Conceived in the Soviet model and organized with the help of the KGB, the NSS was an elite organization whose key officers maintained close links to Barré's SRC. It built and maintained a wide-ranging network of informers.

== NSS prisons ==
The NSS headquarters and interrogation center in Mogadishu, referred to as Godka or "the Hole", was particularly notorious. Other NSS centers included Mogadishu Central Prison, and stations at Lanta Bur, Labtanjirow and Burwein.

== 1990 dissolution ==
In 1990 the NSS was formally dissolved as a palliative measure. However, its abolition was not accompanied by the demise of other security agencies who also had effectively unlimited powers of arrest and detention and similarly notorious reputations for torture and ill-treatment of detainees. These include the President's own bodyguards, the Red Berets (Duub Cas); the Dhabar Jabinta (or "Backbreakers") a branch of the military police; the Hangash, another branch of the military police; the Guulwadayal (or "Victory Pioneers"), a uniformed paramilitary group; and the investigative wing of the Somali Revolutionary Socialist Party (SRSP).

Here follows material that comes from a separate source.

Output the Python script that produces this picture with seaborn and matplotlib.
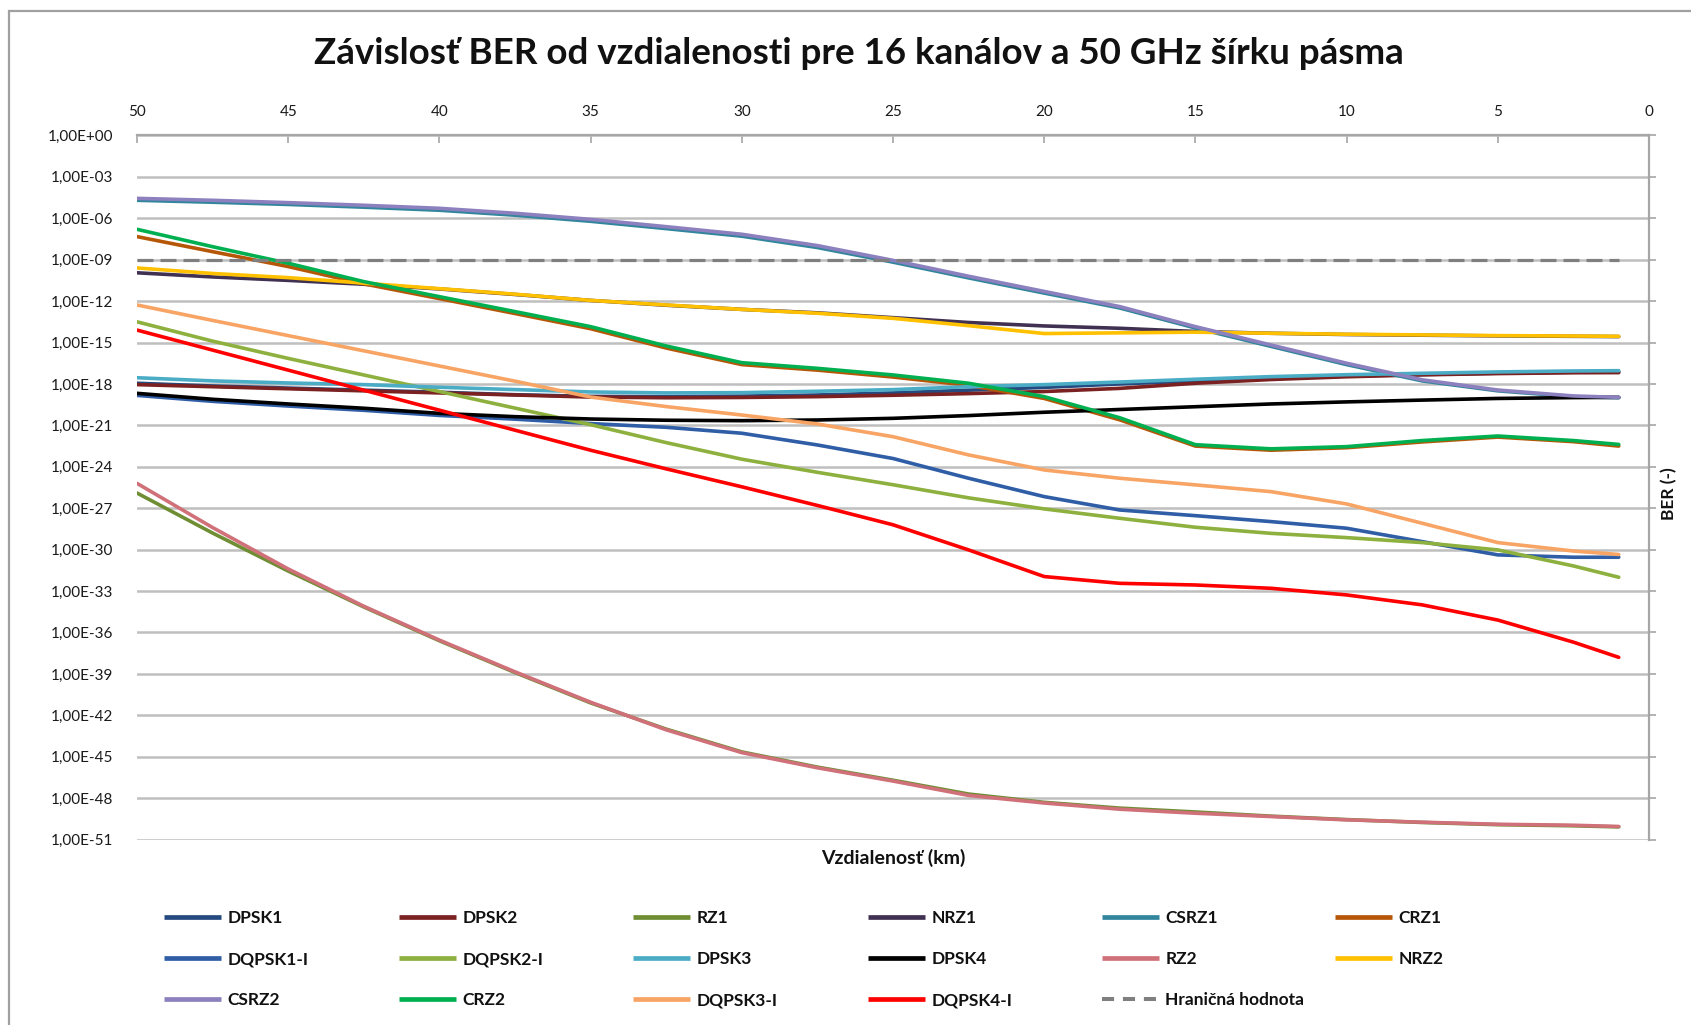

Similarly, the decision to dismantle the NSC did not guarantee a fair system of justice because other courts, such as the Mobile Military Court and the Regional Security Court, retained the power to sentence people to long prison terms and even death without any pretense of due process. In an effort to show that the government was opening the political system, President Barre resigned as Secretary General of the ruling party, only to be replaced by a son-in-law who for many years headed the NSS.

==Politicians with ties to the NSS==
Controversy surrounds the activities of the NSS, as well as those politicians who served in or assisted the NSS during the Barre regime. This is a partial list of Somali and Horn of Africa politicians who had known or alleged ties to the NSS:

- Abdiqasim Salad Hassan TNG President of Somalia (2001–2004); as interior minister under Siad Barre, was head of the NSS.
- Ali Mohammed Ghedi TFG Prime Minister of Somalia (2004–present); alleged agent/informer.
- Hassan Abshir Farah TFG Prime Minister of Somalia (2001–2003), Minister of Fisheries (2004–present); allegedly cooperated with the NSS as regional governor in Barre government.
- Dahir Riyale Kahin President of Somaliland (2003–2010) served as the NSS station chief in Berbera.
- Hasan Muhammad Nur Shatigadud TFG Minister of Finance (2005–present); President of Southwestern Somalia (2002–present); Colonel in the NSS
- Ismail Omar Guelleh, President of Djibouti since 1999, was reportedly trained by the NSS.
- Mukther Mohmmed Abdurahman Bullbull Alliance for the Re-liberation of Somalia (ARS) since 2003 to 2011 reportedly trained by the NSS
- Meles Zenawi, Prime Minister of Ethiopia, reportedly came in contact with the NSS and lived in Mogadishu for a period during the Derg era of Ethiopia, allegedly lived with Afwerki
- Isaias Afwerki, President of Eritrea, reportedly came in contact with the NSS and lived in Mogadishu for a period during the Derg era of Ethiopia, allegedly lived with Zenawi

===Foreign politicians===
Former Ethiopian president Meles Zenawi and Eritrean president Isayas Afewerki were also alleged to have had contacts with the NSS. IRIN news wrote, citing an unnamed former official of Somalia, that: "Meles knew Somalia very well, as he lived in Mogadishu when he was a liberation leader in the 1980s. Meles and Eritrean leader Isayas Afewerki “lived together in a villa behind Tawfiq Hotel, north Mogadishu, and were handled by the National Security Service, provided with travel documents and Somali passports, trained and given a Tigrayan radio frequency”, a former senior Somali government official told IRIN".

== Successor ==
In January 2013, the new Federal Government of Somalia established the National Intelligence and Security Agency (NISA) in place of the defunct NSS. Mandated with assuring national security, NISA is headquartered in the capital Mogadishu.